Entries with chart source code

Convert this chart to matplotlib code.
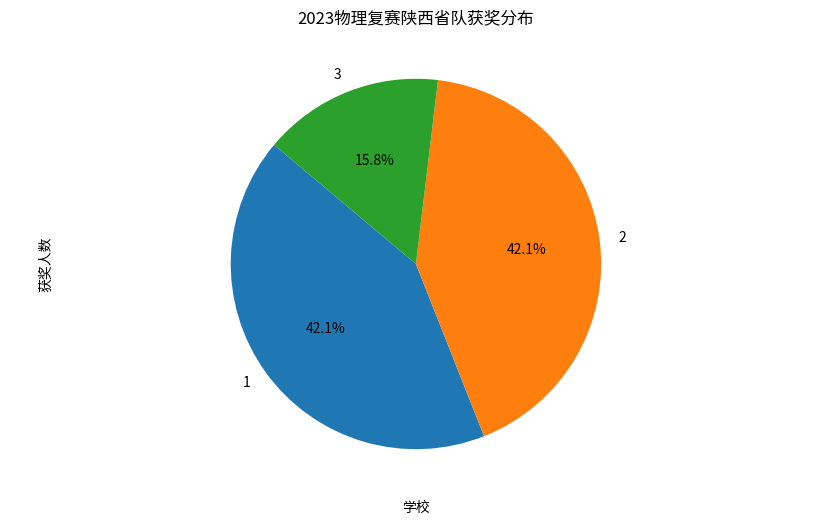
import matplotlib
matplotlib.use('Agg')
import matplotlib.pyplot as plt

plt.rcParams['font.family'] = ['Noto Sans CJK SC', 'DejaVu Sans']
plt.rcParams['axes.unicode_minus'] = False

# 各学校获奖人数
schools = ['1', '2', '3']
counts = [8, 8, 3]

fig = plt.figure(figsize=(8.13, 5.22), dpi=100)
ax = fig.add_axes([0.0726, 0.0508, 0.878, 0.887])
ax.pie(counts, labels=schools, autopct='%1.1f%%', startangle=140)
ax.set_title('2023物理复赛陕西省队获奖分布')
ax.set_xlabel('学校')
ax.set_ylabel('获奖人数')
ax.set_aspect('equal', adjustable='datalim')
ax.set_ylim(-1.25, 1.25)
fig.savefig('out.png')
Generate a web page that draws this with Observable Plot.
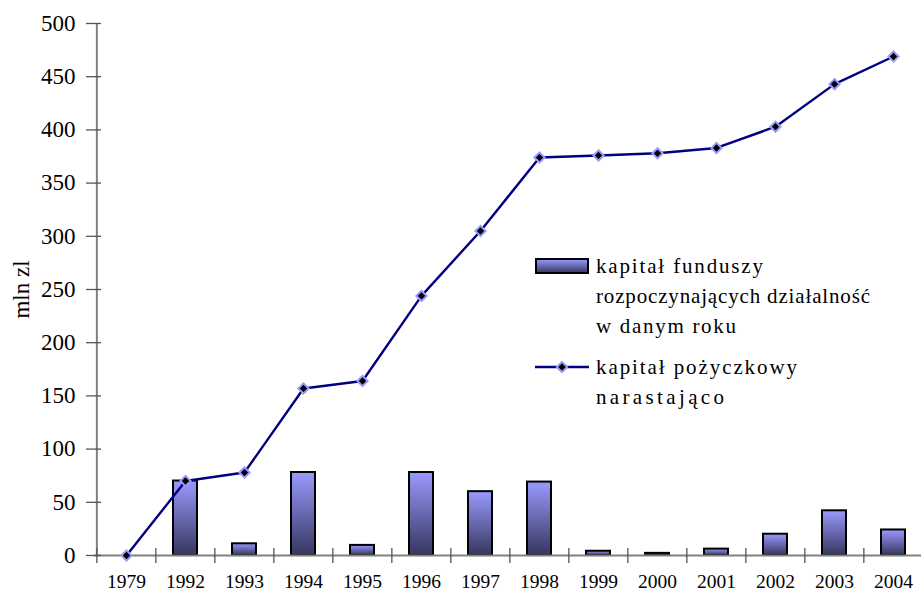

---

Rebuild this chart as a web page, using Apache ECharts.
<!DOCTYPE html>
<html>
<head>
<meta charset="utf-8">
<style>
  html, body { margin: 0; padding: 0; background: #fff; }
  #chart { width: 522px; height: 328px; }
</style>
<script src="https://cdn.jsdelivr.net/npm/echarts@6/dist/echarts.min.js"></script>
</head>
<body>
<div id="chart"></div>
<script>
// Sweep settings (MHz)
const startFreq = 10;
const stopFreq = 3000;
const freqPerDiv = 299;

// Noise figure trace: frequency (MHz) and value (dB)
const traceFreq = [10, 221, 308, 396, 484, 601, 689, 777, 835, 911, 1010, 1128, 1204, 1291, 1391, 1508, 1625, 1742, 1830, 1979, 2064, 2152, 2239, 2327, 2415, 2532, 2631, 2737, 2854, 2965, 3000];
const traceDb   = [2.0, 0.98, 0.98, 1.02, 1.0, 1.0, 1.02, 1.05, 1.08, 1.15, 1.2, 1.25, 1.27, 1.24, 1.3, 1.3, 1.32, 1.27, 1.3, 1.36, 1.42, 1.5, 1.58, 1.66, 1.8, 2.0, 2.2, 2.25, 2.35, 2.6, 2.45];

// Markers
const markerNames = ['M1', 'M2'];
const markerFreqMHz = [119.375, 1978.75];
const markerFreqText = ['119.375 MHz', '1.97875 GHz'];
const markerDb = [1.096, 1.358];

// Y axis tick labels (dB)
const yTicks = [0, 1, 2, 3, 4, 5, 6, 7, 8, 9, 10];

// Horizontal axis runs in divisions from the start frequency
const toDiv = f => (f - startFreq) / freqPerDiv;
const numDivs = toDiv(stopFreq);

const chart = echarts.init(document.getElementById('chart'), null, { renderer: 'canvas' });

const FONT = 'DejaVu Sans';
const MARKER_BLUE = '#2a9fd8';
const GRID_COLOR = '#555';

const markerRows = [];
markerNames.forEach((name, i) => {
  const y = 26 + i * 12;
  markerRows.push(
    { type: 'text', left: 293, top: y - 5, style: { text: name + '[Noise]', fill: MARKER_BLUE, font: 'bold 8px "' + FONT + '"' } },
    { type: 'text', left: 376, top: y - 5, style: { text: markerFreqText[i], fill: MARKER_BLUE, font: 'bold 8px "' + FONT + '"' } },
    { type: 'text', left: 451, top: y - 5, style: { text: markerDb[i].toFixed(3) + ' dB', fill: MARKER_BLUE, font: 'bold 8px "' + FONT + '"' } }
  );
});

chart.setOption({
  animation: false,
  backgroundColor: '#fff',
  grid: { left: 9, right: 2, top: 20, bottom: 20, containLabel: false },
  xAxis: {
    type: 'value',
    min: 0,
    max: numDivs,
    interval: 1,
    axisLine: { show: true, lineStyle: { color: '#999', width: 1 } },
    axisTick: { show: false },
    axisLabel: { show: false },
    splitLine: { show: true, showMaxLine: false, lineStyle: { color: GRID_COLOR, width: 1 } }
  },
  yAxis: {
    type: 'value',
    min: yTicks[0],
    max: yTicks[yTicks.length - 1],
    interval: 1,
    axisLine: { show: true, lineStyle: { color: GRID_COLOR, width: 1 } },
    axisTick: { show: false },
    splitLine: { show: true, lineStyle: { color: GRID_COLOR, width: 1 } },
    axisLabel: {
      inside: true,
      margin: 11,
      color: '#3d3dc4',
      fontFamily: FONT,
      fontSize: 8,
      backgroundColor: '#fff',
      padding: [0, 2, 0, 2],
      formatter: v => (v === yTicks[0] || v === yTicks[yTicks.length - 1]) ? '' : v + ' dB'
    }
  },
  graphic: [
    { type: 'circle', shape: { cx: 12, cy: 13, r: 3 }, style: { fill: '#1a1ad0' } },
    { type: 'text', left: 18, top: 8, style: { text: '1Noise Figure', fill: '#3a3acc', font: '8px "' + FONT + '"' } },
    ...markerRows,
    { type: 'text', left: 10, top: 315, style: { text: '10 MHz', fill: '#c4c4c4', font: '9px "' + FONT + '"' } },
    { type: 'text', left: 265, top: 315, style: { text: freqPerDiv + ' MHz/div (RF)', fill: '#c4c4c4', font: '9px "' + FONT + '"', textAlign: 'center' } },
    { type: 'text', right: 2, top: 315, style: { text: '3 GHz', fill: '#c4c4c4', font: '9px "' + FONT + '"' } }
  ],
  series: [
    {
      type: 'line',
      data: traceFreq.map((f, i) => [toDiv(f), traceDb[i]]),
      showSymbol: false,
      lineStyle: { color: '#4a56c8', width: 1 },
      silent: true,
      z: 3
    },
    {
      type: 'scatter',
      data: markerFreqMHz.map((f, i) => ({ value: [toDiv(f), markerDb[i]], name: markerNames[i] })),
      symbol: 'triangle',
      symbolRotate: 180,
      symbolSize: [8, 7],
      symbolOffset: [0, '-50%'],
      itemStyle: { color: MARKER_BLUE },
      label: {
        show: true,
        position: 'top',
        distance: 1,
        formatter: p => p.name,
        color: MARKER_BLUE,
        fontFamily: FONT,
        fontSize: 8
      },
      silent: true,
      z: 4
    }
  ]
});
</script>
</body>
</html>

==

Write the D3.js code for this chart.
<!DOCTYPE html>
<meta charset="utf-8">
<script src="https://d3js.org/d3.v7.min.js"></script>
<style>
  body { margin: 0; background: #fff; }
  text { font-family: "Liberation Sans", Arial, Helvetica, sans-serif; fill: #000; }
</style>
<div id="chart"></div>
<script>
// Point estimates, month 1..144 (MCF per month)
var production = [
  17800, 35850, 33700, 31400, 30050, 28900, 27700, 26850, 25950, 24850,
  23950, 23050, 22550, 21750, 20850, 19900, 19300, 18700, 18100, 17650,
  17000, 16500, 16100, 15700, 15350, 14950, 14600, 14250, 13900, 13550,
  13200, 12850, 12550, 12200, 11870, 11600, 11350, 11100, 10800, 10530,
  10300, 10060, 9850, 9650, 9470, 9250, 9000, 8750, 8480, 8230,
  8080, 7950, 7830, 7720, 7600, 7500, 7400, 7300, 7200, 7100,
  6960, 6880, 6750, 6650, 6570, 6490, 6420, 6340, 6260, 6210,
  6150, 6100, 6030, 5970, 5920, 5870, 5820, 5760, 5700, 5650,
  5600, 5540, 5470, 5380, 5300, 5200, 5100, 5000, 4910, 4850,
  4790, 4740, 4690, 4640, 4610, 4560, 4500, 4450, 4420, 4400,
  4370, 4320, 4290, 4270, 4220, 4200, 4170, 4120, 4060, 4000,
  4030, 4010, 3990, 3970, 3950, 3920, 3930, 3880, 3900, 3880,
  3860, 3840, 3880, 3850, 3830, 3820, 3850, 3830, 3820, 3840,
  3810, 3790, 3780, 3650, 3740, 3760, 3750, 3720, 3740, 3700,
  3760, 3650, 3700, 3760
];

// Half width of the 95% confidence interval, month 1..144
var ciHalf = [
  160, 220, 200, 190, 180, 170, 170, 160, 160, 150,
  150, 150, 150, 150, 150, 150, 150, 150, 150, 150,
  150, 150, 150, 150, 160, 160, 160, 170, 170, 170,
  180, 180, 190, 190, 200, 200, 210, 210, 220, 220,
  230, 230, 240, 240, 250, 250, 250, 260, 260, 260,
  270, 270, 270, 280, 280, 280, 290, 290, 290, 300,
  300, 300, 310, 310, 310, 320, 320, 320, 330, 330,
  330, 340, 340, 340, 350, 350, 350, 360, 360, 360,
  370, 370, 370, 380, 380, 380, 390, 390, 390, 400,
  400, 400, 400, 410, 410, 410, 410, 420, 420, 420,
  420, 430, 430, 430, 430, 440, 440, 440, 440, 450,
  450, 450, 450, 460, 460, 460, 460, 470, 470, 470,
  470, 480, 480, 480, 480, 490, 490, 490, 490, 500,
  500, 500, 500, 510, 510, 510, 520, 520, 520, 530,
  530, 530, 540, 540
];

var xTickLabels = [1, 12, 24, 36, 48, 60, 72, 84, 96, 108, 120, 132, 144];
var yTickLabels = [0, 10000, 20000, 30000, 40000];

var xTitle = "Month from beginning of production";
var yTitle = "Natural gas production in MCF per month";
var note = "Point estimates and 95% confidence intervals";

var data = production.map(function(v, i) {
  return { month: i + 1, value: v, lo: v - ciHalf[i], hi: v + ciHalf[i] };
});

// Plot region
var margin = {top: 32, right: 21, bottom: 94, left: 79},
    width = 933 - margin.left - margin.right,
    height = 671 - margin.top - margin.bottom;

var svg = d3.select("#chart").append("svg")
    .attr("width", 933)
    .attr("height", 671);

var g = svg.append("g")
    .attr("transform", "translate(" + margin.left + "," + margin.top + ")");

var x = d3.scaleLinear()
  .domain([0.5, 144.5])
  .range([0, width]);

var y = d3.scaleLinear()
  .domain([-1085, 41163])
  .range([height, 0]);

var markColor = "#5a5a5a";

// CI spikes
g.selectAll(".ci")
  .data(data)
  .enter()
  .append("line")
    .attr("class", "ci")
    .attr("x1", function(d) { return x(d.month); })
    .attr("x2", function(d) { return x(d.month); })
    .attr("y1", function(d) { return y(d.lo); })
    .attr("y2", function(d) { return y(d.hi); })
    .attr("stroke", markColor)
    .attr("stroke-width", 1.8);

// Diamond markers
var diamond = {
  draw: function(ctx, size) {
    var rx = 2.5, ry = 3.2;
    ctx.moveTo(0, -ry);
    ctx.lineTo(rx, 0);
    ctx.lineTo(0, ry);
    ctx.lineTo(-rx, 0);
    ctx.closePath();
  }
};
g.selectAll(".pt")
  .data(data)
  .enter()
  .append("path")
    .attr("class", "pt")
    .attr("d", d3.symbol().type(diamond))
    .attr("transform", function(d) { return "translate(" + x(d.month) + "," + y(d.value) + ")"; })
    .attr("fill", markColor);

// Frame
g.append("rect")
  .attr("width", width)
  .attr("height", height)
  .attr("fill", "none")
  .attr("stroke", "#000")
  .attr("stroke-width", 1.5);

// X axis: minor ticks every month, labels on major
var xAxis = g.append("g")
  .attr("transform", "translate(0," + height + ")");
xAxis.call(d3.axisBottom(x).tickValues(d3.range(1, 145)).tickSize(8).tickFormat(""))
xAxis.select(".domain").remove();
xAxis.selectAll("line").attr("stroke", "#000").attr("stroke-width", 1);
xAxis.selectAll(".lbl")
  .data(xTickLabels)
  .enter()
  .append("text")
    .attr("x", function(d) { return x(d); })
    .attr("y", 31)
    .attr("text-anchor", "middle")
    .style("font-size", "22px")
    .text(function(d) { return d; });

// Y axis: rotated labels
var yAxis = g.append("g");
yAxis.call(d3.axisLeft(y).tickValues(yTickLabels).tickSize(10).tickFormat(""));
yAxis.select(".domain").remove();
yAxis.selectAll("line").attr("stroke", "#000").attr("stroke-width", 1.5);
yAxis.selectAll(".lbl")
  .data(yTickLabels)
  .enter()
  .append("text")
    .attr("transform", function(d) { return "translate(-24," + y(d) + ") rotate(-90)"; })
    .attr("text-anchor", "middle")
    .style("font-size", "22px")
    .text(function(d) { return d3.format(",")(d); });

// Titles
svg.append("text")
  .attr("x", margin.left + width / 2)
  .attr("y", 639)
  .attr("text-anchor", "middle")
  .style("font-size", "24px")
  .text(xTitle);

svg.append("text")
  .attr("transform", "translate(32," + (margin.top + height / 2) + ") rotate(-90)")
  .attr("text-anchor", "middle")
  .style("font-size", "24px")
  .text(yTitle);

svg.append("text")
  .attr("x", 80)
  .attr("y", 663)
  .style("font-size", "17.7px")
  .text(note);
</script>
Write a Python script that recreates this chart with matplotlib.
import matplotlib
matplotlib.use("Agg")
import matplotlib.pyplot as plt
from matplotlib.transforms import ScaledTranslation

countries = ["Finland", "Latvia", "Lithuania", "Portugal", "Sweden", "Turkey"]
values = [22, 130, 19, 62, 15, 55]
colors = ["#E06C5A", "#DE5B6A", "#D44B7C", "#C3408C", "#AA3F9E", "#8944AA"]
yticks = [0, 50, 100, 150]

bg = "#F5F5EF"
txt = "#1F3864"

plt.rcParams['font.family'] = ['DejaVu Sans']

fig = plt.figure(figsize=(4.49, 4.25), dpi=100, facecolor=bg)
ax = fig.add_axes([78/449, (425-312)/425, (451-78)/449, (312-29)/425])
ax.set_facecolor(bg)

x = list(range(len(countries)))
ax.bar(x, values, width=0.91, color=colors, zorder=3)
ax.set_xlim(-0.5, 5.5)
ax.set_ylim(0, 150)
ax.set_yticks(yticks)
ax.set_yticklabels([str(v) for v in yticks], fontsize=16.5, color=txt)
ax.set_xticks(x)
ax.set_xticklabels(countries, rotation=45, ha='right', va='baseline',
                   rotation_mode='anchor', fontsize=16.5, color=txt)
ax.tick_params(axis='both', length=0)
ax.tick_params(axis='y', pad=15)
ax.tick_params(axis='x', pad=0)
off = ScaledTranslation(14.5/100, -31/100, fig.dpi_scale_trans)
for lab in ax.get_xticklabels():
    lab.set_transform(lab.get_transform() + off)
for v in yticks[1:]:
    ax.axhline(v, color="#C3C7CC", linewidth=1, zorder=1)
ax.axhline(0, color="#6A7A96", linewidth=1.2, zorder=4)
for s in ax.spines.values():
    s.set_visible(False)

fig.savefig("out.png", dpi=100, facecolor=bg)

STATED EXERCISE: Take the stretch from the line containing "Convert this chart to matplotlib code." through the line containing "Generate a web" and reproduce it exactly, both ends included. Omit the pictures.

CORRECT RESULT:
Convert this chart to matplotlib code.
import matplotlib
matplotlib.use('Agg')
import matplotlib.pyplot as plt

plt.rcParams['font.family'] = ['Noto Sans CJK SC', 'DejaVu Sans']
plt.rcParams['axes.unicode_minus'] = False

# 各学校获奖人数
schools = ['1', '2', '3']
counts = [8, 8, 3]

fig = plt.figure(figsize=(8.13, 5.22), dpi=100)
ax = fig.add_axes([0.0726, 0.0508, 0.878, 0.887])
ax.pie(counts, labels=schools, autopct='%1.1f%%', startangle=140)
ax.set_title('2023物理复赛陕西省队获奖分布')
ax.set_xlabel('学校')
ax.set_ylabel('获奖人数')
ax.set_aspect('equal', adjustable='datalim')
ax.set_ylim(-1.25, 1.25)
fig.savefig('out.png')
Generate a web page that draws this with Observable Plot.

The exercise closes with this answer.